## BEGIN Recorded data

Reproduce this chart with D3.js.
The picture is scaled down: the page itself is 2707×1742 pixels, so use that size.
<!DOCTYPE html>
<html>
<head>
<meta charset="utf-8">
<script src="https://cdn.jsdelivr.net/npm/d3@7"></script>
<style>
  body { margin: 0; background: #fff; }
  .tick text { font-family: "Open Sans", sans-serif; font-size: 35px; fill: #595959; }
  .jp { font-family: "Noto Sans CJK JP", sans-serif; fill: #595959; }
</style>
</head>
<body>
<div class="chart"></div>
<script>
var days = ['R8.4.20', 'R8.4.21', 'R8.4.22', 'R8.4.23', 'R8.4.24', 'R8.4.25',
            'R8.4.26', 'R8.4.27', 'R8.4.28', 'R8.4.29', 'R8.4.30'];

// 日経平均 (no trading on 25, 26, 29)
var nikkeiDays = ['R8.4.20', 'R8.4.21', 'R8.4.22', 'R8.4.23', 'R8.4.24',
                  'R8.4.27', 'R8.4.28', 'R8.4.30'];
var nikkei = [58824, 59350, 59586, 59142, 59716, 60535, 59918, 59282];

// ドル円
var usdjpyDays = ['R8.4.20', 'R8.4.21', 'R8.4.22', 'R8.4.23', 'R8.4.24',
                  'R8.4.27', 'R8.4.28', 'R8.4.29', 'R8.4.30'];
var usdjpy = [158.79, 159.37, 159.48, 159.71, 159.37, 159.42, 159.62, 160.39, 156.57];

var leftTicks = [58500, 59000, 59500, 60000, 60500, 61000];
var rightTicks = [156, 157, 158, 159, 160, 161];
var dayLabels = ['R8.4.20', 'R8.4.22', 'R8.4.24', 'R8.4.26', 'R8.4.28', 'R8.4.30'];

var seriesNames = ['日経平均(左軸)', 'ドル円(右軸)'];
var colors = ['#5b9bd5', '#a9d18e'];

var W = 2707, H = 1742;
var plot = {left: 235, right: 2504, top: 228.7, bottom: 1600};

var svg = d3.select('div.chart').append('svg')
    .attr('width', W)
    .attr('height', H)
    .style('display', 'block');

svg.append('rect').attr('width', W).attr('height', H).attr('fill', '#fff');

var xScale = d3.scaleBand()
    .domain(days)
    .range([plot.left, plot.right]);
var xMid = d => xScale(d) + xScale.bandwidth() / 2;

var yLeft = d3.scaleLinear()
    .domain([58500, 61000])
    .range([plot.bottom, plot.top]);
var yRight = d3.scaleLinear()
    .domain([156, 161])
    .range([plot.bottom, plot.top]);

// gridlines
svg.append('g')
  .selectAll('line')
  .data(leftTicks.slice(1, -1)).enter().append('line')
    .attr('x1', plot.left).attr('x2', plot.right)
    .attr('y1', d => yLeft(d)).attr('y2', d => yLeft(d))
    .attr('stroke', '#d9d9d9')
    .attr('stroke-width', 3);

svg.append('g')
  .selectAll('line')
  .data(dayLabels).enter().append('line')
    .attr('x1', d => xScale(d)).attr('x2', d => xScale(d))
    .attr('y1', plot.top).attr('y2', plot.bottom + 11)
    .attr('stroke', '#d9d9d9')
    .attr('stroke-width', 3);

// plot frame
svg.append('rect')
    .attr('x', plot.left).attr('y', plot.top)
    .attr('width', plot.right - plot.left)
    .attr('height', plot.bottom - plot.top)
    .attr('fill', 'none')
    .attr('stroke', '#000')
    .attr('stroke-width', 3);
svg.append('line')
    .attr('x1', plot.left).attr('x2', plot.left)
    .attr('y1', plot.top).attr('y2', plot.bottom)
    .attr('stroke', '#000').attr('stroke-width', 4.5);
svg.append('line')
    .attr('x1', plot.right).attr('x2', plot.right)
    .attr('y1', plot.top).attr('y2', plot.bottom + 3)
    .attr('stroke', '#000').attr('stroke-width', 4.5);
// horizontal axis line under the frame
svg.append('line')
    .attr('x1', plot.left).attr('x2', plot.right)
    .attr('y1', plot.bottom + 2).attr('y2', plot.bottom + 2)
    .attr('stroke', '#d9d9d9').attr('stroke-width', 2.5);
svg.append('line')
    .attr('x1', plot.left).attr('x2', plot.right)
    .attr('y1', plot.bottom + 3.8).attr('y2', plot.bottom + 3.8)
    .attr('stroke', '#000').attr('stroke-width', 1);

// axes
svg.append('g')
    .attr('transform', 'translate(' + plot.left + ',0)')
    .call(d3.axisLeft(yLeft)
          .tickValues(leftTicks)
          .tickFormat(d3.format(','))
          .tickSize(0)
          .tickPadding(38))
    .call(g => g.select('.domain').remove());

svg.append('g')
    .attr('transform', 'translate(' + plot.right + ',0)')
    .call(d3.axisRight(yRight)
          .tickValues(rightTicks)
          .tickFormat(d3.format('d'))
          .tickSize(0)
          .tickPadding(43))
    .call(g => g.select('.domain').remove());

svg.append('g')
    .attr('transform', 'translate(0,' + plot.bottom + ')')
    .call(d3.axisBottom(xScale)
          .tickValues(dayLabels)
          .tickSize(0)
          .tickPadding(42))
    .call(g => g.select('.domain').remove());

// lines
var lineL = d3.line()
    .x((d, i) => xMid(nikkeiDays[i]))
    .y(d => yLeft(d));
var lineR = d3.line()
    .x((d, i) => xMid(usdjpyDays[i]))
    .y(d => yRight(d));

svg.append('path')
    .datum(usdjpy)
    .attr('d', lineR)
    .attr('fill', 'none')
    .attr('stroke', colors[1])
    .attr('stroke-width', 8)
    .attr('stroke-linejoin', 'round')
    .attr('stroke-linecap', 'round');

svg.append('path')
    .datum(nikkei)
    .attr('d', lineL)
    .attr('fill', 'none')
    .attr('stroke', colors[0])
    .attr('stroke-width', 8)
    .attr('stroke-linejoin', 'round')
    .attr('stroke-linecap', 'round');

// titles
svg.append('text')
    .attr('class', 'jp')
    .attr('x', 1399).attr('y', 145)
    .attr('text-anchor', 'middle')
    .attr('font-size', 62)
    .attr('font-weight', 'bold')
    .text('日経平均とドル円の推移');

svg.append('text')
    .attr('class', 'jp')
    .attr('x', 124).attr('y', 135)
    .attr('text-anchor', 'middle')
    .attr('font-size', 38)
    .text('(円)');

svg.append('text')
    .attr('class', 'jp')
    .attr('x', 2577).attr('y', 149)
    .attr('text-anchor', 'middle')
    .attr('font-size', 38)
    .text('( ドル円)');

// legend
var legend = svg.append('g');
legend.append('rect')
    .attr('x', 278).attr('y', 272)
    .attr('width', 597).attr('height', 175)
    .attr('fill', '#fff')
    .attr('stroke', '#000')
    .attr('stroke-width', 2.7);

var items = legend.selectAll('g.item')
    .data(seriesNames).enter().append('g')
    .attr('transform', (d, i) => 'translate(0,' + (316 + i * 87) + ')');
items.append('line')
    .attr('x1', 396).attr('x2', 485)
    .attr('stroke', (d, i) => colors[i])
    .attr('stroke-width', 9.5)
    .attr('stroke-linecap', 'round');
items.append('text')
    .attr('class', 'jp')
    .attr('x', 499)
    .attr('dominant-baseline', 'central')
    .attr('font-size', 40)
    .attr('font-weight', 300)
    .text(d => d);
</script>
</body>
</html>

## END Recorded data

** Stated problem **
Please set down all the data word for word.

** Solution **
Reproduce this chart with D3.js.
The picture is scaled down: the page itself is 2707×1742 pixels, so use that size.
<!DOCTYPE html>
<html>
<head>
<meta charset="utf-8">
<script src="https://cdn.jsdelivr.net/npm/d3@7"></script>
<style>
  body { margin: 0; background: #fff; }
  .tick text { font-family: "Open Sans", sans-serif; font-size: 35px; fill: #595959; }
  .jp { font-family: "Noto Sans CJK JP", sans-serif; fill: #595959; }
</style>
</head>
<body>
<div class="chart"></div>
<script>
var days = ['R8.4.20', 'R8.4.21', 'R8.4.22', 'R8.4.23', 'R8.4.24', 'R8.4.25',
            'R8.4.26', 'R8.4.27', 'R8.4.28', 'R8.4.29', 'R8.4.30'];

// 日経平均 (no trading on 25, 26, 29)
var nikkeiDays = ['R8.4.20', 'R8.4.21', 'R8.4.22', 'R8.4.23', 'R8.4.24',
                  'R8.4.27', 'R8.4.28', 'R8.4.30'];
var nikkei = [58824, 59350, 59586, 59142, 59716, 60535, 59918, 59282];

// ドル円
var usdjpyDays = ['R8.4.20', 'R8.4.21', 'R8.4.22', 'R8.4.23', 'R8.4.24',
                  'R8.4.27', 'R8.4.28', 'R8.4.29', 'R8.4.30'];
var usdjpy = [158.79, 159.37, 159.48, 159.71, 159.37, 159.42, 159.62, 160.39, 156.57];

var leftTicks = [58500, 59000, 59500, 60000, 60500, 61000];
var rightTicks = [156, 157, 158, 159, 160, 161];
var dayLabels = ['R8.4.20', 'R8.4.22', 'R8.4.24', 'R8.4.26', 'R8.4.28', 'R8.4.30'];

var seriesNames = ['日経平均(左軸)', 'ドル円(右軸)'];
var colors = ['#5b9bd5', '#a9d18e'];

var W = 2707, H = 1742;
var plot = {left: 235, right: 2504, top: 228.7, bottom: 1600};

var svg = d3.select('div.chart').append('svg')
    .attr('width', W)
    .attr('height', H)
    .style('display', 'block');

svg.append('rect').attr('width', W).attr('height', H).attr('fill', '#fff');

var xScale = d3.scaleBand()
    .domain(days)
    .range([plot.left, plot.right]);
var xMid = d => xScale(d) + xScale.bandwidth() / 2;

var yLeft = d3.scaleLinear()
    .domain([58500, 61000])
    .range([plot.bottom, plot.top]);
var yRight = d3.scaleLinear()
    .domain([156, 161])
    .range([plot.bottom, plot.top]);

// gridlines
svg.append('g')
  .selectAll('line')
  .data(leftTicks.slice(1, -1)).enter().append('line')
    .attr('x1', plot.left).attr('x2', plot.right)
    .attr('y1', d => yLeft(d)).attr('y2', d => yLeft(d))
    .attr('stroke', '#d9d9d9')
    .attr('stroke-width', 3);

svg.append('g')
  .selectAll('line')
  .data(dayLabels).enter().append('line')
    .attr('x1', d => xScale(d)).attr('x2', d => xScale(d))
    .attr('y1', plot.top).attr('y2', plot.bottom + 11)
    .attr('stroke', '#d9d9d9')
    .attr('stroke-width', 3);

// plot frame
svg.append('rect')
    .attr('x', plot.left).attr('y', plot.top)
    .attr('width', plot.right - plot.left)
    .attr('height', plot.bottom - plot.top)
    .attr('fill', 'none')
    .attr('stroke', '#000')
    .attr('stroke-width', 3);
svg.append('line')
    .attr('x1', plot.left).attr('x2', plot.left)
    .attr('y1', plot.top).attr('y2', plot.bottom)
    .attr('stroke', '#000').attr('stroke-width', 4.5);
svg.append('line')
    .attr('x1', plot.right).attr('x2', plot.right)
    .attr('y1', plot.top).attr('y2', plot.bottom + 3)
    .attr('stroke', '#000').attr('stroke-width', 4.5);
// horizontal axis line under the frame
svg.append('line')
    .attr('x1', plot.left).attr('x2', plot.right)
    .attr('y1', plot.bottom + 2).attr('y2', plot.bottom + 2)
    .attr('stroke', '#d9d9d9').attr('stroke-width', 2.5);
svg.append('line')
    .attr('x1', plot.left).attr('x2', plot.right)
    .attr('y1', plot.bottom + 3.8).attr('y2', plot.bottom + 3.8)
    .attr('stroke', '#000').attr('stroke-width', 1);

// axes
svg.append('g')
    .attr('transform', 'translate(' + plot.left + ',0)')
    .call(d3.axisLeft(yLeft)
          .tickValues(leftTicks)
          .tickFormat(d3.format(','))
          .tickSize(0)
          .tickPadding(38))
    .call(g => g.select('.domain').remove());

svg.append('g')
    .attr('transform', 'translate(' + plot.right + ',0)')
    .call(d3.axisRight(yRight)
          .tickValues(rightTicks)
          .tickFormat(d3.format('d'))
          .tickSize(0)
          .tickPadding(43))
    .call(g => g.select('.domain').remove());

svg.append('g')
    .attr('transform', 'translate(0,' + plot.bottom + ')')
    .call(d3.axisBottom(xScale)
          .tickValues(dayLabels)
          .tickSize(0)
          .tickPadding(42))
    .call(g => g.select('.domain').remove());

// lines
var lineL = d3.line()
    .x((d, i) => xMid(nikkeiDays[i]))
    .y(d => yLeft(d));
var lineR = d3.line()
    .x((d, i) => xMid(usdjpyDays[i]))
    .y(d => yRight(d));

svg.append('path')
    .datum(usdjpy)
    .attr('d', lineR)
    .attr('fill', 'none')
    .attr('stroke', colors[1])
    .attr('stroke-width', 8)
    .attr('stroke-linejoin', 'round')
    .attr('stroke-linecap', 'round');

svg.append('path')
    .datum(nikkei)
    .attr('d', lineL)
    .attr('fill', 'none')
    .attr('stroke', colors[0])
    .attr('stroke-width', 8)
    .attr('stroke-linejoin', 'round')
    .attr('stroke-linecap', 'round');

// titles
svg.append('text')
    .attr('class', 'jp')
    .attr('x', 1399).attr('y', 145)
    .attr('text-anchor', 'middle')
    .attr('font-size', 62)
    .attr('font-weight', 'bold')
    .text('日経平均とドル円の推移');

svg.append('text')
    .attr('class', 'jp')
    .attr('x', 124).attr('y', 135)
    .attr('text-anchor', 'middle')
    .attr('font-size', 38)
    .text('(円)');

svg.append('text')
    .attr('class', 'jp')
    .attr('x', 2577).attr('y', 149)
    .attr('text-anchor', 'middle')
    .attr('font-size', 38)
    .text('( ドル円)');

// legend
var legend = svg.append('g');
legend.append('rect')
    .attr('x', 278).attr('y', 272)
    .attr('width', 597).attr('height', 175)
    .attr('fill', '#fff')
    .attr('stroke', '#000')
    .attr('stroke-width', 2.7);

var items = legend.selectAll('g.item')
    .data(seriesNames).enter().append('g')
    .attr('transform', (d, i) => 'translate(0,' + (316 + i * 87) + ')');
items.append('line')
    .attr('x1', 396).attr('x2', 485)
    .attr('stroke', (d, i) => colors[i])
    .attr('stroke-width', 9.5)
    .attr('stroke-linecap', 'round');
items.append('text')
    .attr('class', 'jp')
    .attr('x', 499)
    .attr('dominant-baseline', 'central')
    .attr('font-size', 40)
    .attr('font-weight', 300)
    .text(d => d);
</script>
</body>
</html>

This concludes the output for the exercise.